On this album the three main black metal songs are divided up between two “Interlude” tracks. This is the first time that Fauna have actually named a song “Interlude.” They are mostly just some sort of ambient tracks that act as a sort of break between the other huge songs.
The rest of the album continues with songs that are similar to the first one and really do create an amazing atmosphere that is hard to explain and definitely very hard to duplicate. Describing a bit of the first track is just a way to make it a preview for people who want to listen to the whole album.
Fauna give off an energy that I very rarely find in any music. They are able to truly capture how black metal and nature are connected. There is something about the music that makes it seem to be more than just music. It is not explainable really. It is just something that needs to be experienced and interpreted by the individual that is listening to them They are certainly one of the most intense bands and to see them live in a forest of a field would be an out of this world experience. It is something that is definitely on my bucket list.

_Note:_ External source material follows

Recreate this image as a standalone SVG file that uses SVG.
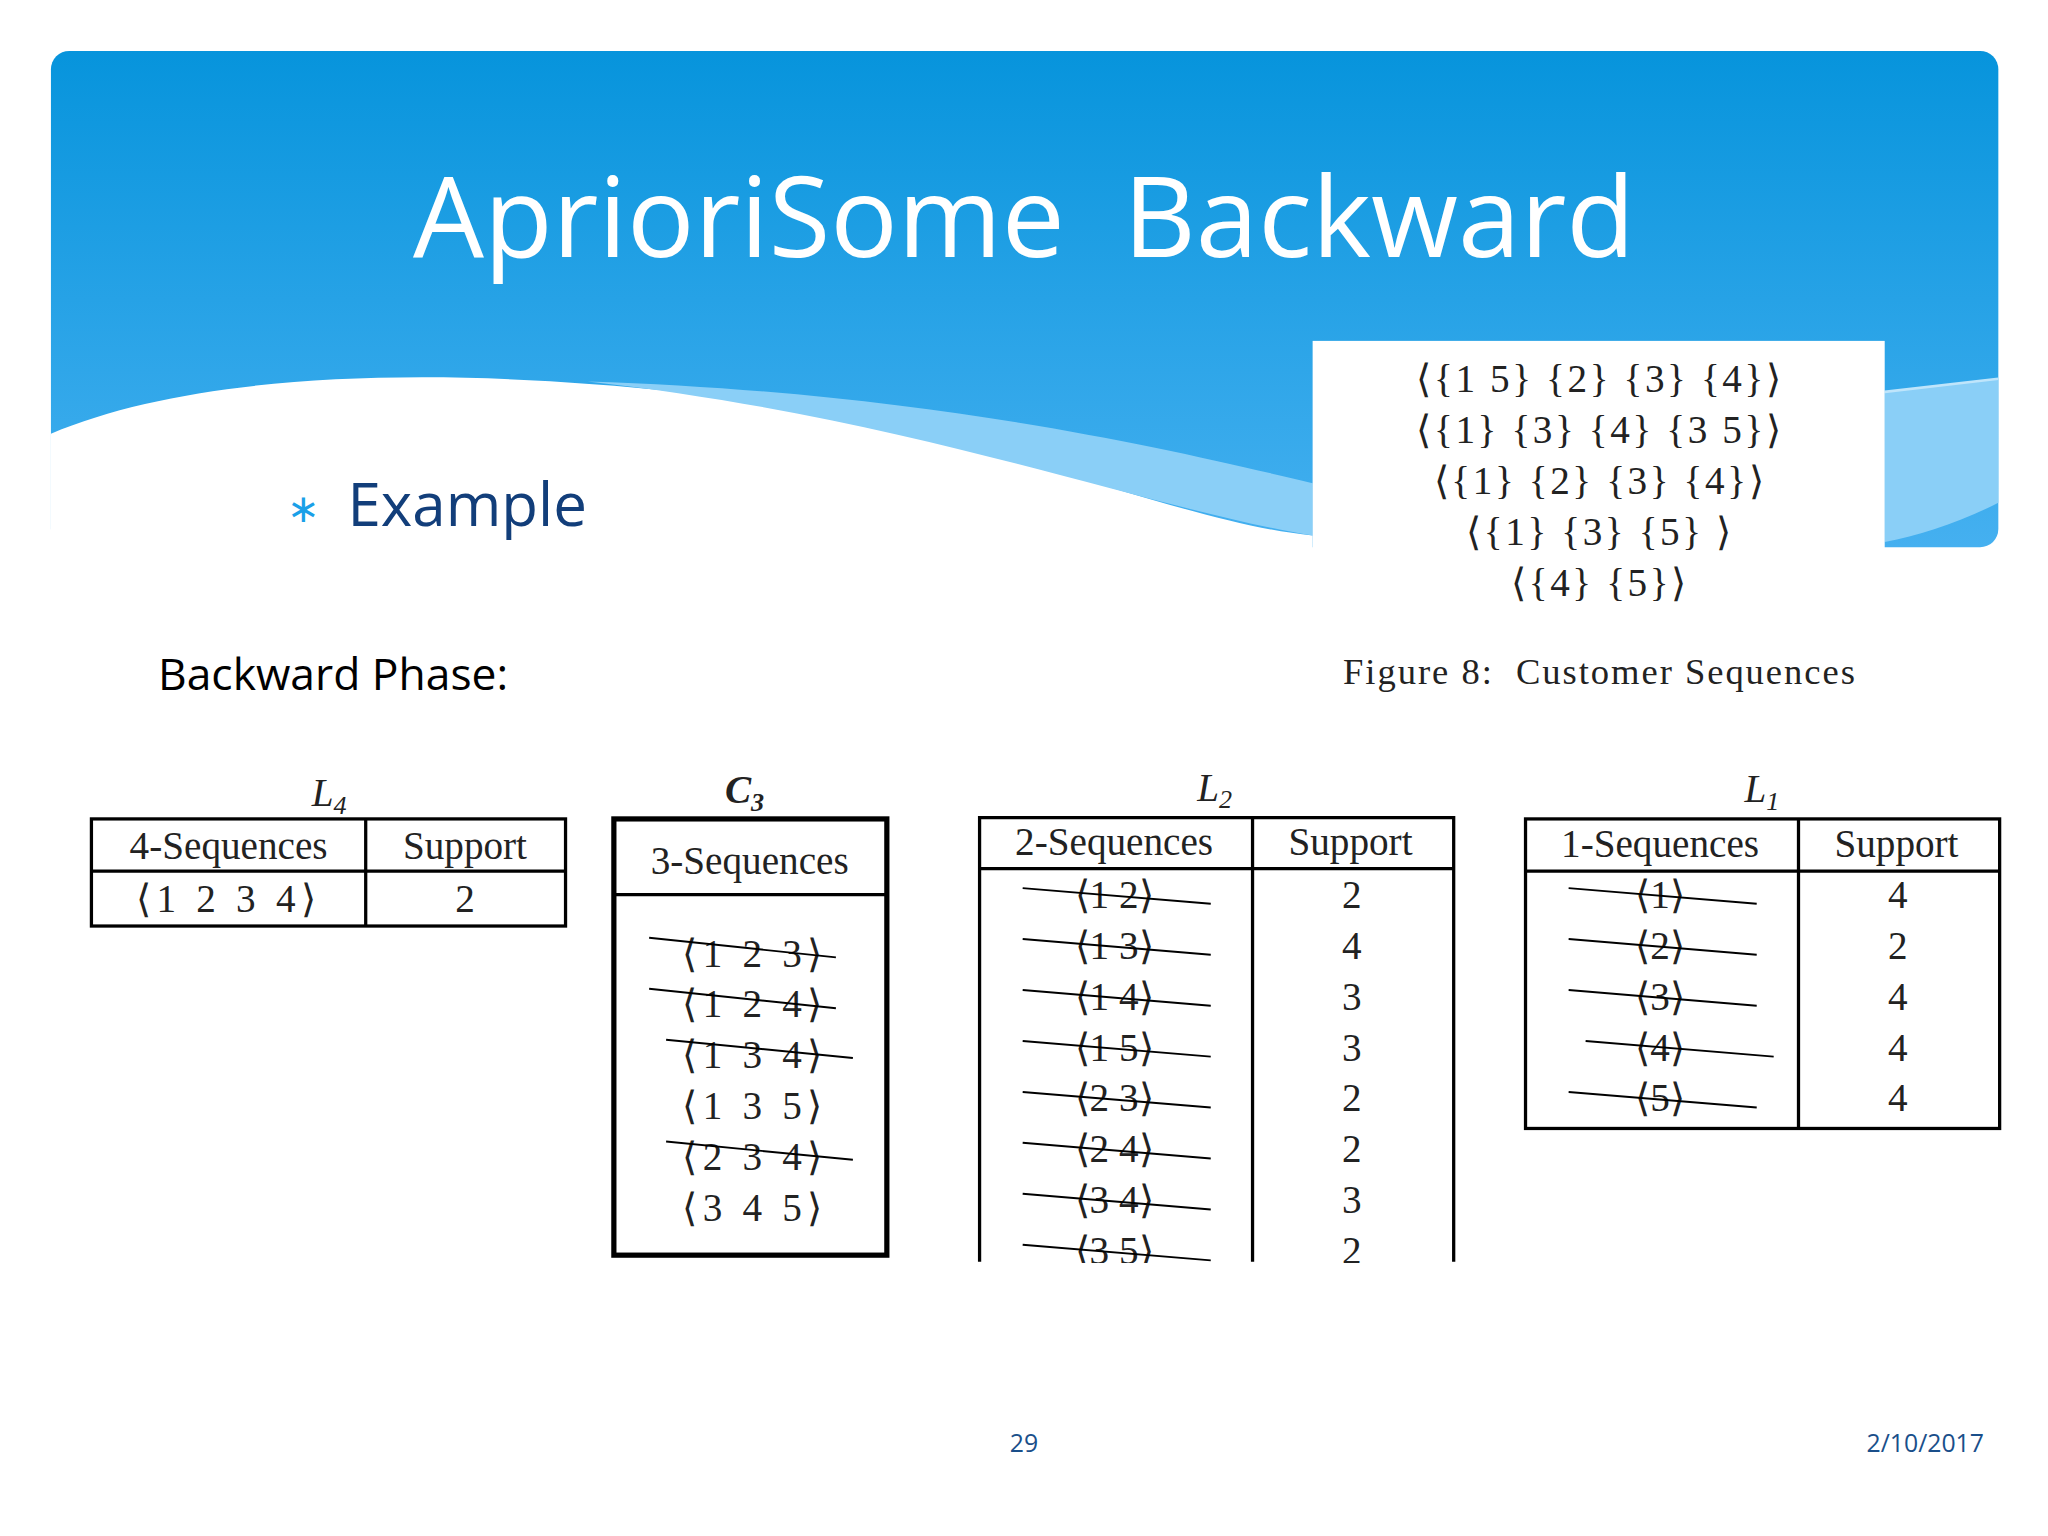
<svg xmlns="http://www.w3.org/2000/svg" width="2048" height="1536" viewBox="0 0 2048 1536">
<defs>
<linearGradient id="bg" x1="0" y1="0" x2="0" y2="1"><stop offset="0" stop-color="#0794DC"/><stop offset="1" stop-color="#45B0F0"/></linearGradient>
<style>
.t{font-family:"Liberation Serif",serif;font-size:30px;fill:#222;text-anchor:middle}
.ln{stroke:#000;stroke-width:2.5;fill:none}
.st{stroke:#000;stroke-width:1.5}
</style>
</defs>
<rect width="2048" height="1536" fill="#fff"/>
<g transform="scale(1.3061)">
<g id="header">
<rect x="39" y="39" width="1491" height="380" rx="14" fill="url(#bg)"/>
<path d="M39,332 C150,285 330,280 520,300 C760,330 900,400 1005,410 L1005,430 L39,430 Z" fill="#fff"/>
<path d="M450,292 C700,300 880,340 1005,370 L1005,410 C880,390 700,320 450,292 Z" fill="#8ACFF7"/>
<path d="M1443,300 L1530,290 L1530,385 C1500,400 1470,410 1443,415 Z" fill="#8ACFF7"/>
<path d="M1443,300 L1530,290" stroke="#BFE5FB" stroke-width="2"/>
<text x="784" y="197" font-family="Open Sans,sans-serif" font-size="86" fill="#fff" text-anchor="middle" style="white-space:pre">AprioriSome  Backward</text>
</g>
<g id="seqbox">
<rect x="1005" y="261" width="438" height="160" fill="#fff"/>
<text class="t" x="1225" y="300" letter-spacing="2">⟨{1 5} {2} {3} {4}⟩</text>
<text class="t" x="1225" y="339" letter-spacing="2">⟨{1} {3} {4} {3 5}⟩</text>
<text class="t" x="1225" y="378" letter-spacing="2">⟨{1} {2} {3} {4}⟩</text>
<text class="t" x="1225" y="417" letter-spacing="2">⟨{1} {3} {5} ⟩</text>
<text class="t" x="1225" y="456" letter-spacing="2">⟨{4} {5}⟩</text>
<text class="t" x="1225" y="524" style="font-size:28px;white-space:pre" letter-spacing="1.5">Figure 8:  Customer Sequences</text>
</g>
<text x="220" y="400" font-family="Open Sans,sans-serif" font-size="30" fill="#1AA0E8">∗</text>
<text x="266" y="403" font-family="Open Sans,sans-serif" font-size="46" fill="#123E7A">Example</text>
<text x="121" y="528" font-family="Open Sans,sans-serif" font-size="34" fill="#000">Backward Phase:</text>
<g id="L4">
<text class="t" x="252" y="617" font-style="italic">L<tspan font-size="20" dy="6">4</tspan></text>
<rect class="ln" x="70" y="627" width="363" height="82"/>
<line class="ln" x1="70" y1="667" x2="433" y2="667"/><line class="ln" x1="280" y1="627" x2="280" y2="709"/>
<text class="t" x="175" y="658">4-Sequences</text><text class="t" x="356" y="658">Support</text>
<text class="t" x="175" y="698" letter-spacing="4">⟨1 2 3 4⟩</text><text class="t" x="356" y="698">2</text>
</g>
<g id="C3">
<text class="t" x="570" y="615" font-weight="bold" font-style="italic">C<tspan font-size="20" dy="6">3</tspan></text>
<rect x="470" y="627" width="209" height="334" fill="none" stroke="#000" stroke-width="4"/>
<line class="ln" x1="470" y1="685" x2="679" y2="685"/>
<text class="t" x="574" y="669">3-Sequences</text>
<g letter-spacing="4">
<text class="t" x="578" y="740">⟨1 2 3⟩</text><line class="st" x1="497" y1="718" x2="640" y2="733"/>
<text class="t" x="578" y="779">⟨1 2 4⟩</text><line class="st" x1="497" y1="757" x2="640" y2="772"/>
<text class="t" x="578" y="818">⟨1 3 4⟩</text><line class="st" x1="510" y1="796" x2="653" y2="810"/>
<text class="t" x="578" y="857">⟨1 3 5⟩</text>
<text class="t" x="578" y="896">⟨2 3 4⟩</text><line class="st" x1="510" y1="874" x2="653" y2="888"/>
<text class="t" x="578" y="935">⟨3 4 5⟩</text>
</g>
</g>
<g id="L2">
<text class="t" x="930" y="613" font-style="italic">L<tspan font-size="20" dy="6">2</tspan></text>
<path class="ln" d="M750,966 V626 H1113 V966 M750,665 H1113 M959,626 V966"/>
<text class="t" x="853" y="655">2-Sequences</text><text class="t" x="1034" y="655">Support</text>
<g>
<text class="t" x="853" y="695">⟨1 2⟩</text><line class="st" x1="783" y1="680" x2="927" y2="692"/><text class="t" x="1035" y="695">2</text>
<text class="t" x="853" y="734">⟨1 3⟩</text><line class="st" x1="783" y1="719" x2="927" y2="731"/><text class="t" x="1035" y="734">4</text>
<text class="t" x="853" y="773">⟨1 4⟩</text><line class="st" x1="783" y1="758" x2="927" y2="770"/><text class="t" x="1035" y="773">3</text>
<text class="t" x="853" y="812">⟨1 5⟩</text><line class="st" x1="783" y1="797" x2="927" y2="809"/><text class="t" x="1035" y="812">3</text>
<text class="t" x="853" y="851">⟨2 3⟩</text><line class="st" x1="783" y1="836" x2="927" y2="848"/><text class="t" x="1035" y="851">2</text>
<text class="t" x="853" y="890">⟨2 4⟩</text><line class="st" x1="783" y1="875" x2="927" y2="887"/><text class="t" x="1035" y="890">2</text>
<text class="t" x="853" y="929">⟨3 4⟩</text><line class="st" x1="783" y1="914" x2="927" y2="926"/><text class="t" x="1035" y="929">3</text>
<text class="t" x="853" y="968">⟨3 5⟩</text><line class="st" x1="783" y1="953" x2="927" y2="965"/><text class="t" x="1035" y="968">2</text>
<rect x="740" y="967" width="400" height="30" fill="#fff"/>
</g>
</g>
<g id="L1">
<text class="t" x="1349" y="614" font-style="italic">L<tspan font-size="20" dy="6">1</tspan></text>
<rect class="ln" x="1168" y="627" width="363" height="237"/>
<line class="ln" x1="1168" y1="667" x2="1531" y2="667"/><line class="ln" x1="1377" y1="627" x2="1377" y2="864"/>
<text class="t" x="1271" y="656">1-Sequences</text><text class="t" x="1452" y="656">Support</text>
<text class="t" x="1271" y="695">⟨1⟩</text><line class="st" x1="1201" y1="680" x2="1345" y2="692"/><text class="t" x="1453" y="695">4</text>
<text class="t" x="1271" y="734">⟨2⟩</text><line class="st" x1="1201" y1="719" x2="1345" y2="731"/><text class="t" x="1453" y="734">2</text>
<text class="t" x="1271" y="773">⟨3⟩</text><line class="st" x1="1201" y1="758" x2="1345" y2="770"/><text class="t" x="1453" y="773">4</text>
<text class="t" x="1271" y="812">⟨4⟩</text><line class="st" x1="1214" y1="797" x2="1358" y2="809"/><text class="t" x="1453" y="812">4</text>
<text class="t" x="1271" y="851">⟨5⟩</text><line class="st" x1="1201" y1="836" x2="1345" y2="848"/><text class="t" x="1453" y="851">4</text>
</g>
<text x="784" y="1112" font-family="Open Sans,sans-serif" font-size="19" fill="#1A4F8A" text-anchor="middle">29</text>
<text x="1519" y="1112" font-family="Open Sans,sans-serif" font-size="19" fill="#1A4F8A" text-anchor="end">2/10/2017</text>
</g>
</svg>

This album is very satisfying and the long wait for it was well worth it. Honestly one of the biggest problems with this album isn’t even a bad thing necessarily. After every listen I cannot decide on what to listen to next because there is so little that can compare to the emotional experience that this album is. I just hope we don't have to wait this long again for the next installment. I highly recommend listening to this album at night and alone and giving it a large amount of concentration.